# cycles of nodes in random graph theory

• November 20th 2012, 04:57 AM
xaosman
cycles of nodes in random graph theory
Could someone help me out with some basic graph theory?

(a cycle consisting of four nodes connected by four links to a cycle. A cycle has no start or end point nor a direction.)

I want to show that in the random graph G(n, p) (where n is the number of nodes nodes and p is the probability of the existence of a link between two nodes), that there are ((n (n-1)(n-2)(n-3))/8 possible cycles of length 4 (consisting of only 4 nodes that is)
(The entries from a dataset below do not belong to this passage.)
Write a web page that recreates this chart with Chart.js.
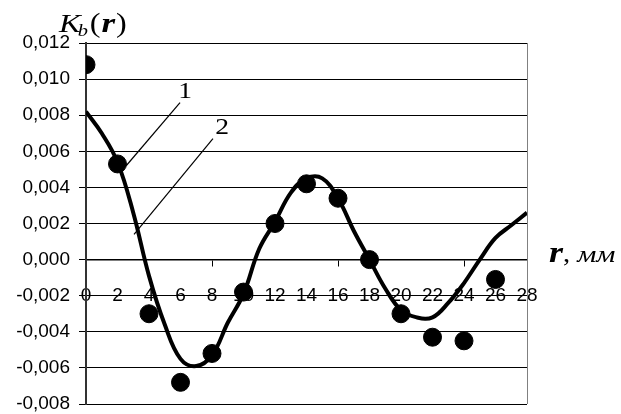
<!DOCTYPE html>
<html>
<head>
<meta charset="utf-8">
<script src="https://cdn.jsdelivr.net/npm/chart.js@4/dist/chart.umd.min.js"></script>
<style>
  body { margin: 0; background: #fff; }
  #wrap { width: 621px; height: 414px; }
</style>
</head>
<body>
<div id="wrap"><canvas id="chart" width="621" height="414"></canvas></div>
<script>
// curve 1 (smooth), read every 1 mm
const rLine = [0,1,2,3,4,5,6,7,8,9,10,11,12,13,14,15,16,17,18,19,20,21,22,23,24,25,26,27,28];
const kLine = [0.0082,0.0070,0.0054,0.0026,-0.0009,-0.0036,-0.0055,-0.0059,-0.0053,-0.0035,-0.0019,0.0006,0.0021,0.0037,0.0045,0.0045,0.0034,0.0016,0.0000,-0.0016,-0.0028,-0.0032,-0.0032,-0.0024,-0.0013,0.0000,0.0012,0.0019,0.0026];
// measured points (2)
const rPts = [0,2,4,6,8,10,12,14,16,18,20,22,24,26];
const kPts = [0.0108,0.0053,-0.0030,-0.0068,-0.0052,-0.0018,0.0020,0.0042,0.0034,0.0000,-0.0030,-0.0043,-0.0045,-0.0011];

// leader lines for labels "1" and "2", in data units
const callouts = [
  { text: '1', from: [2.55, 0.0052], to: [5.97, 0.0087], label: [6.3, 0.0093] },
  { text: '2', from: [3.05, 0.0014], to: [8.06, 0.0067], label: [8.65, 0.0073] }
];

function stretchedText(ctx, txt, x, y, font, sx) {
  ctx.save();
  ctx.translate(x, y);
  ctx.scale(sx, 1);
  ctx.font = font;
  ctx.fillText(txt, 0, 0);
  ctx.restore();
  ctx.font = font;
  return ctx.measureText(txt).width * sx;
}

const extras = {
  id: 'extras',
  afterDraw(chart) {
    const ctx = chart.ctx;
    const xs = chart.scales.x, ys = chart.scales.y;
    const a = chart.chartArea;
    ctx.save();
    // right frame line
    ctx.strokeStyle = '#808080';
    ctx.lineWidth = 1;
    ctx.beginPath();
    ctx.moveTo(a.right + 0.5, a.top);
    ctx.lineTo(a.right + 0.5, a.bottom);
    ctx.stroke();

    // callouts
    ctx.strokeStyle = '#000';
    ctx.fillStyle = '#000';
    ctx.lineWidth = 1.2;
    ctx.textBaseline = 'middle';
    callouts.forEach(c => {
      ctx.beginPath();
      ctx.moveTo(xs.getPixelForValue(c.from[0]), ys.getPixelForValue(c.from[1]));
      ctx.lineTo(xs.getPixelForValue(c.to[0]), ys.getPixelForValue(c.to[1]));
      ctx.stroke();
      ctx.textAlign = 'center';
      stretchedText(ctx, c.text, xs.getPixelForValue(c.label[0]), ys.getPixelForValue(c.label[1]),
        '24px "Liberation Serif"', 1.15);
    });

    // title K_b(r)
    ctx.textAlign = 'left';
    ctx.textBaseline = 'alphabetic';
    let x = 59;
    x += stretchedText(ctx, 'K', x, 32, 'italic 26px "Liberation Serif"', 1.25);
    stretchedText(ctx, 'b', x - 3, 36, 'italic 17px "Liberation Serif"', 1.2);
    x += 9;
    x += stretchedText(ctx, '(', x, 32, '28px "Liberation Serif"', 1.15) + 1;
    x += stretchedText(ctx, 'r', x, 32, 'italic bold 28px "Liberation Serif"', 1.25) + 1;
    stretchedText(ctx, ')', x, 32, '28px "Liberation Serif"', 1.15);

    // axis name r, мм
    x = 549;
    x += stretchedText(ctx, 'r', x, 262, 'italic bold 30px "Liberation Serif"', 1.2);
    x += stretchedText(ctx, ',', x, 262, '26px "Liberation Serif"', 1.1) + 7;
    stretchedText(ctx, 'мм', x, 262, 'italic 24px "Liberation Serif"', 1.25);
    ctx.restore();
  }
};

new Chart(document.getElementById('chart'), {
  type: 'scatter',
  data: {
    datasets: [
      {
        label: '1',
        data: rLine.map((r, i) => ({ x: r, y: kLine[i] })),
        showLine: true,
        borderColor: '#000',
        borderWidth: 4,
        pointRadius: 0,
        tension: 0.4,
        order: 2
      },
      {
        label: '2',
        data: rPts.map((r, i) => ({ x: r, y: kPts[i] })),
        showLine: false,
        backgroundColor: '#000',
        borderColor: '#000',
        pointRadius: 9,
        order: 1
      }
    ]
  },
  options: {
    responsive: false,
    devicePixelRatio: 1,
    animation: false,
    layout: { padding: { top: 43, right: 94, bottom: 10, left: 0 } },
    plugins: { legend: { display: false }, tooltip: { enabled: false } },
    scales: {
      x: {
        type: 'linear',
        position: { y: 0 },
        min: 0,
        max: 28,
        ticks: {
          stepSize: 2,
          color: '#000',
          padding: 19,
          maxRotation: 0,
          font: { family: '"Liberation Sans", Arial', size: 19 }
        },
        grid: {
          drawOnChartArea: false,
          drawTicks: true,
          tickLength: 6,
          color: c => (c.tick && c.tick.value % 8 === 0 && c.tick.value > 0) ? '#000' : 'rgba(0,0,0,0)'
        },
        border: { display: true, color: '#000', width: 1.5 }
      },
      y: {
        min: -0.008,
        max: 0.012,
        afterFit: s => { s.width = 86; s.paddingTop = 0; s.paddingBottom = 0; },
        ticks: {
          stepSize: 0.002,
          color: '#000',
          padding: 9,
          font: { family: '"Liberation Sans", Arial', size: 19 },
          callback: v => v.toFixed(3).replace('.', ',')
        },
        grid: { color: '#000', lineWidth: 1, tickLength: 7 },
        border: { display: true, color: '#333', width: 2 }
      }
    }
  },
  plugins: [extras]
});
</script>
</body>
</html>
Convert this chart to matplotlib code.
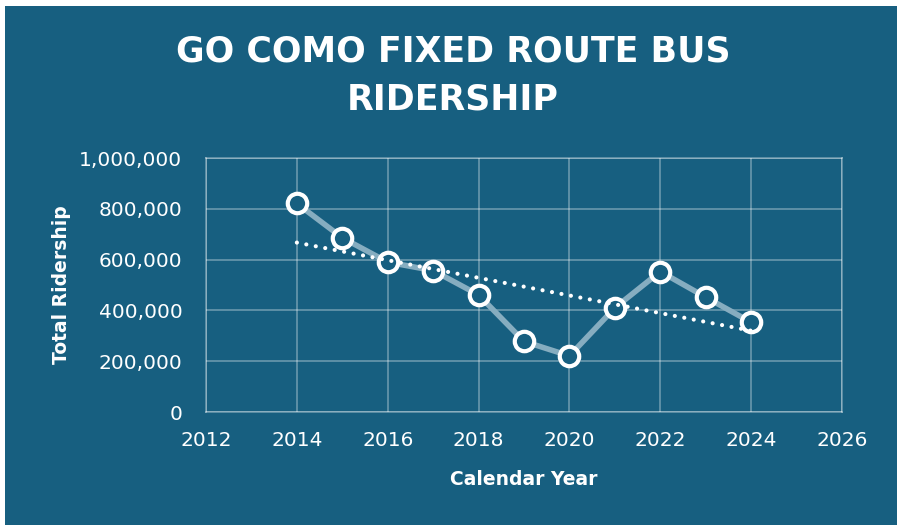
import numpy as np
import matplotlib.pyplot as plt
from matplotlib.patches import Rectangle
from matplotlib.ticker import FuncFormatter

# valori
years = [2014, 2015, 2016, 2017, 2018, 2019, 2020, 2021, 2022, 2023, 2024]
ridership = [821000, 686000, 590000, 557000, 461000, 278000, 221000, 410000, 553000, 452000, 353000]
trend_years = [2014, 2024]
trend_values = [667000, 320000]

bg = '#175f80'
line_col = '#86adc0'

fig = plt.figure(figsize=(8.97, 5.25), dpi=100)
fig.patch.set_facecolor('white')
# pannello blu (bordo bianco sottile in alto e a sinistra)
fig.patches.append(Rectangle((5 / 897, 0), 1 - 5 / 897, 1 - 6 / 525,
                             transform=fig.transFigure, facecolor=bg,
                             edgecolor='none', zorder=-10))

ax = fig.add_axes([206 / 897, 1 - 412 / 525, 636 / 897, 254 / 525])
ax.set_facecolor(bg)

ax.plot(years, ridership, color=line_col, lw=4, zorder=3,
        marker='o', markersize=14, markerfacecolor=bg,
        markeredgecolor='white', markeredgewidth=3)
ax.plot(trend_years, trend_values, color='white', lw=3, zorder=4,
        dashes=(0.01, 2.3), dash_capstyle='round')

ax.set_xlim(2012, 2026)
ax.set_ylim(0, 1000000)
ax.set_xticks(np.arange(2012, 2027, 2))
ax.set_yticks(np.arange(0, 1000001, 200000))
ax.yaxis.set_major_formatter(FuncFormatter(lambda v, p: f'{int(v):,}'))

ax.grid(True, color='white', alpha=0.3, lw=1.4)
for s in ax.spines.values():
    s.set_color((1, 1, 1, 0.3))
    s.set_linewidth(1.4)
ax.tick_params(length=0, colors='white', labelsize=14.5)
ax.tick_params(axis='y', pad=17)
ax.tick_params(axis='x', pad=14)

ax.set_xlabel('Calendar Year', color='white', fontsize=13.5, fontweight='bold', labelpad=14)
ax.set_ylabel('Total Ridership', color='white', fontsize=13.5, fontweight='bold', labelpad=6)

fig.text(0.505, 1 - 52 / 525, 'GO COMO FIXED ROUTE BUS', ha='center', va='center',
         color='white', fontsize=25, fontweight='bold')
fig.text(0.505, 1 - 100 / 525, 'RIDERSHIP', ha='center', va='center',
         color='white', fontsize=25, fontweight='bold')

fig.savefig('out.png', dpi=100, facecolor=fig.get_facecolor())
I know from examples that there are (1/6)n(n -2)(n -1) possible triangles from n number of nodes. But when I use the same method for the number of connected nodes with length 4 I get:

(from n choose 4) = (1/24)n(n -3)(n -2)(n -1)

Which is not correct and I would need to multiply it with 3 to make it right and I don't get why. could someone help me out?

I'm so sorry if anything is unclear. English is not my frist language.
• November 20th 2012, 06:36 AM
Plato
Re: cycles of nodes in random graph theory
Quote:

Originally Posted by xaosman
I want to show that in the random graph G(n, p) (where n is the number of nodes nodes and p is the probability of the existence of a link between two nodes), that there are ((n (n-1)(n-2)(n-3))/8 possible cycles of length 4 (consisting of only 4 nodes that is)
(from n choose 4) = (1/24)n(n -3)(n -2)(n -1)
Which is not correct and I would need to multiply it with 3 to make it right and I don't get why. could someone help me out?

Where did you get this "that there are ((n (n-1)(n-2)(n-3))/8 possible cycles of length 4"

Clearly it should be $\binom{n}{4}=\frac{n(n-1)(n-2)(n-3)}{4!}$.

There must be other restrictions you have not included.